During the thirties, he enlisted in the army and after completing training, he served out of the famous Schofield Barracks in Hawaii and near Pearl Harbor. Private Wainland functioned as a radio operator both on land and on board troop ships. During a routine crossing of the Panama Canal, he and a fellow soldier disembarked in Panama City. There they purchased several bottles of contraband liquor, smuggled them on board, sold some and were caught. When the ship pulled into San Francisco, they found themselves with early discharges.

All of this happened two years before the Japanese attacked the islands. On that infamous morning of December 7, 1941, many of his former comrades died.

After the bombing, he tried to reenlist, but was rejected by all of the armed services. Instead, he took a job installing radar on ships. In those years, it was top-secret work, and while the high pay felt good, he experienced periods of guilt. He hated the stares from neighbors and strangers as he walked the streets, knowing that in their thoughts he must be a draft dodger. Why else would a young man in excellent physical health be out of uniform.

Because of the nature of his work, he could never speak the truth.

The move to the Brooklyn yards was a calculated one. He had more politically aligned acquaintances there than in New Jersey. It was from here, in the city, he hoped to escape his security bonds.

As for me, I had embarked on an exciting adventure. In Camden, we had lived in an attached, brick home with a small front yard, a smaller back yard and a one-car garage. Here, in The Bronx we dwelt in a three-room apartment in a six-floor building, one story above the sidewalk.

This is almost my oldest recollection, pulling myself up to stare out and over that windowsill. In 1954, we moved to Long Island and my last memory of The Bronx is from the same spot. Only then, the sill ended at my knees.

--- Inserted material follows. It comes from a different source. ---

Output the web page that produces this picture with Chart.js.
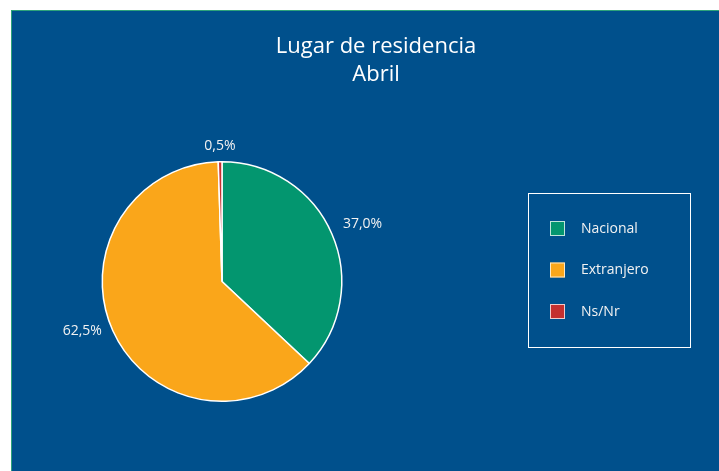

Dad finally protested long and loud enough and in the fall of 1944, he received papers exonerating and returning him to the army as a buck sergeant, He was preparing to

leave, when my mother announced that she was pregnant.

Behind my father’s back, she made a tearful journey and plea to the local draft board. She succeeded in having his reenlistment deferred until after the baby was born.

In April of ’45, Mom gave birth to my brother Jerry, and that June, the war in Europe ended. Dad never did get in. He agonized over it the rest of his life. I do not believe he ever forgave my mother.